Очень немногіе изъ нихъ въ эту, по выраженію Монтэня, роковую минуту нашей встрѣчи со смертью сохраняли, какъ Сентъ-Эвремонъ, веселое расположеніе духа истиннаго вольнодумца. На вопросъ священника, посѣтившаго его передъ смертью, не желаетъ ли онъ примириться съ церковью, Сентъ-Эвремонъ отвѣтилъ: "Я очень бы желалъ примириться... съ аппетитомъ".

Большинство изъ нихъ, какъ говоритъ Бэйль, въ послѣднія минуты жизни вновь возвращались на лоно церкви: "всѣ они умирали такъ же, какъ и всѣ вѣрующіе, исповѣдовавшись и пріобщившись". И Бэйль объясняетъ это той причиной, на которую мы уже указали выше. "Почти всѣ тѣ, кто жили безъ религіи, еще только сомнѣвались, но не пришли къ увѣренности". Въ ту эпоху только религія обладала или претендовала на обладаніе непоколебимой увѣренностью, и отказаться тогда отъ религій значило обречь себя, какъ сказалъ Монтэнъ объ атеистахъ своего времени, "на тѣ поверхностныя впечатлѣнія, которыя, рождаясь въ оргіяхъ освобожденнаго ума, влекутъ насъ въ туманную область фантазій".

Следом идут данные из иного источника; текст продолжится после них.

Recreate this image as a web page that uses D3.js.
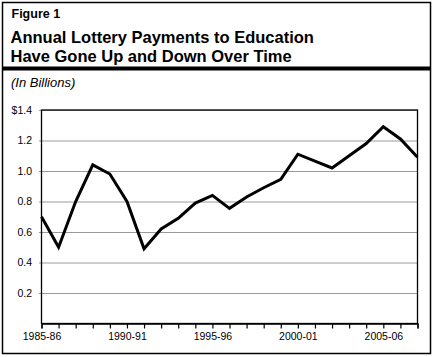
<!DOCTYPE html>
<html>
<head>
<meta charset="utf-8">
<script src="https://cdn.jsdelivr.net/npm/d3@7"></script>
<style>
  body { margin: 0; background: #fff; }
  svg { display: block; }
</style>
</head>
<body>
<div id="chart"></div>
<script>
// fiscal years, 1985-86 through 2007-08
var years = ["1985-86","1986-87","1987-88","1988-89","1989-90","1990-91","1991-92",
  "1992-93","1993-94","1994-95","1995-96","1996-97","1997-98","1998-99","1999-00",
  "2000-01","2001-02","2002-03","2003-04","2004-05","2005-06","2006-07","2007-08"];
// lottery payments to education, billions
var payments = [0.70, 0.50, 0.80, 1.04, 0.98, 0.80, 0.49, 0.62, 0.69, 0.79, 0.84, 0.755,
  0.83, 0.89, 0.945, 1.11, 1.065, 1.02, 1.10, 1.18, 1.29, 1.21, 1.09];
var yearLabels = ["1985-86","1990-91","1995-96","2000-01","2005-06"];
var yTicks = [0.2, 0.4, 0.6, 0.8, 1.0, 1.2, 1.4];

var W = 434, H = 357;
var plot = {left: 41.5, right: 417.5, top: 110, bottom: 323.5};
var font = "'Liberation Sans', Arial, sans-serif";

var svg = d3.select("#chart").append("svg")
    .attr("width", W)
    .attr("height", H);

// outer frame
svg.append("rect")
    .attr("x", 2.5)
    .attr("y", 2.5)
    .attr("width", 428)
    .attr("height", 351)
    .attr("fill", "none")
    .attr("stroke", "#000")
    .attr("stroke-width", 1.5);

svg.append("text")
    .text("Figure 1")
    .attr("x", 11.5)
    .attr("y", 18)
    .attr("font-family", font)
    .attr("font-weight", "bold")
    .attr("font-size", 12.5);
svg.append("text")
    .text("Annual Lottery Payments to Education")
    .attr("x", 10.5)
    .attr("y", 43)
    .attr("font-family", font)
    .attr("font-weight", "bold")
    .attr("font-size", 16.5);
svg.append("text")
    .text("Have Gone Up and Down Over Time")
    .attr("x", 10.5)
    .attr("y", 61.5)
    .attr("font-family", font)
    .attr("font-weight", "bold")
    .attr("font-size", 16.5);

// heavy rule under the title
svg.append("rect")
    .attr("x", 2)
    .attr("y", 66.5)
    .attr("width", 429)
    .attr("height", 4)
    .attr("fill", "#000");

svg.append("text")
    .text("(In Billions)")
    .attr("x", 11)
    .attr("y", 87)
    .attr("font-family", font)
    .attr("font-style", "italic")
    .attr("font-size", 13);

var x = d3.scalePoint()
    .domain(years)
    .range([plot.left, plot.right]);
var y = d3.scaleLinear()
    .domain([0, 1.4])
    .range([plot.bottom, plot.top]);

// gridlines + y labels
var yAxis = svg.append("g")
    .attr("transform", "translate(" + plot.left + ",0)")
    .call(d3.axisLeft(y)
        .tickValues(yTicks)
        .tickSize(-(plot.right - plot.left))
        .tickPadding(9.5)
        .tickFormat(function(d) { return d == 1.4 ? "$1.4" : d3.format(".1f")(d); }));
yAxis.select(".domain").remove();
yAxis.selectAll(".tick line")
    .attr("x1", -2.5)
    .attr("stroke", "#9a9a9a")
    .attr("stroke-width", 1);
yAxis.selectAll(".tick text")
    .attr("font-family", font)
    .attr("font-size", 10.5)
    .attr("fill", "#000");

// plot box
svg.append("rect")
    .attr("x", plot.left)
    .attr("y", plot.top)
    .attr("width", plot.right - plot.left)
    .attr("height", plot.bottom - plot.top)
    .attr("fill", "none")
    .attr("stroke", "#000")
    .attr("stroke-width", 1.3);

// x axis
var xAxis = svg.append("g")
    .attr("transform", "translate(0," + plot.bottom + ")")
    .call(d3.axisBottom(x)
        .tickSize(5)
        .tickPadding(4)
        .tickFormat(function(d) { return yearLabels.indexOf(d) >= 0 ? d : ""; }));
xAxis.select(".domain")
    .attr("stroke", "#000")
    .attr("stroke-width", 1.3);
xAxis.selectAll(".tick line")
    .attr("stroke", "#000")
    .attr("stroke-width", 1.2);
xAxis.selectAll(".tick text")
    .attr("font-family", font)
    .attr("font-size", 10.5)
    .attr("fill", "#000");

var line = d3.line()
    .x(function(d, i) { return x(years[i]); })
    .y(function(d) { return y(d); });

svg.append("path")
    .datum(payments)
    .attr("d", line)
    .attr("fill", "none")
    .attr("stroke", "#000")
    .attr("stroke-width", 3)
    .attr("stroke-linejoin", "miter");
</script>
</body>
</html>
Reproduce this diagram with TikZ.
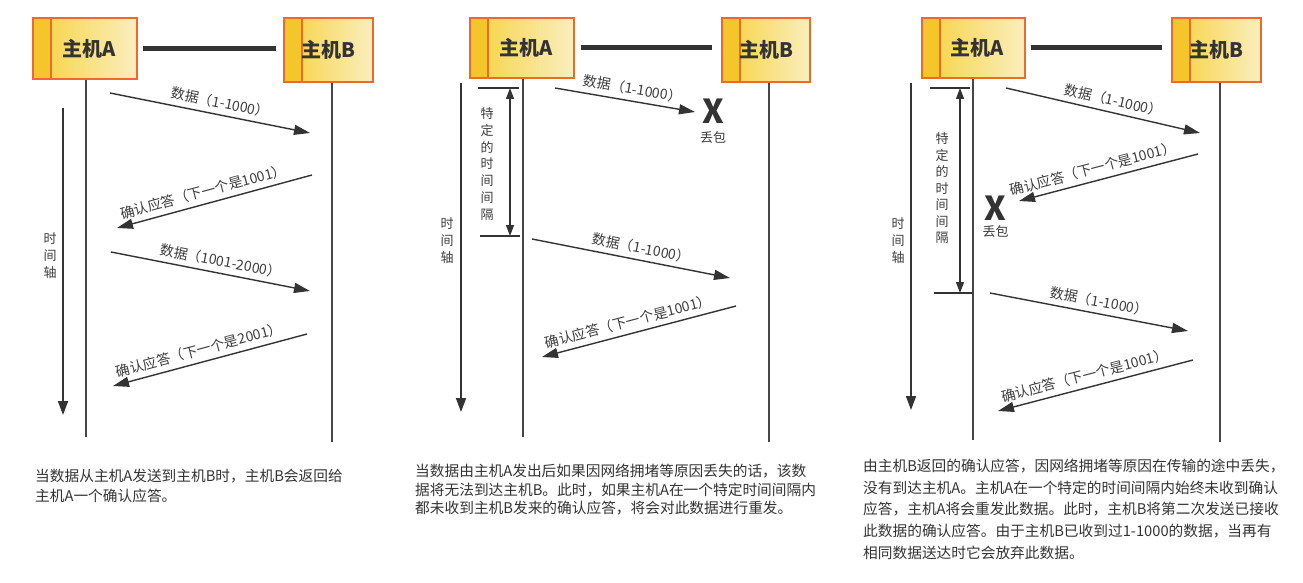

Скоро эта увѣренность, которой до тѣхъ поръ недоставало вольнодумцамъ, искавшимъ ее за предѣлами вѣры, была найдена: Декартъ, исходившій, какъ и они, изъ сомнѣнія, безъ помощи откровенія "нашелъ истину, непоколебимую какъ скала".

Такъ оправдалось выраженіе Дидро: "скептицизмъ первый шагъ къ истинѣ".

И дѣйствительно, въ развитіи человѣческаго духа развѣ скептицизмъ -- даже ироническій скептицизмъ вольнодумцевъ, не выше слѣпой и нетерпимой вѣры, противополагающей свободному изслѣдованію священную и потому не переходимую границу?

Менѣе скептики, въ извѣстномъ смыслѣ, чѣмъ нѣкоторые ханжи, вольнодумцы думали, что послѣднее слово во всемъ должно принадлежать разуму, и они ждали только ясной, разумной истины, чтобы принять ее.

"Это -- люди, желающіе получитъ только то -- говорить Арно, что можно узнать при свѣтѣ разума" {Dixième lettre à M. de Vaucel.}.

Эта смутная еще вѣра въ разумъ, которая покрывала ихъ скептицизмъ, была окончательно освобождена и провозглашена Декартомъ.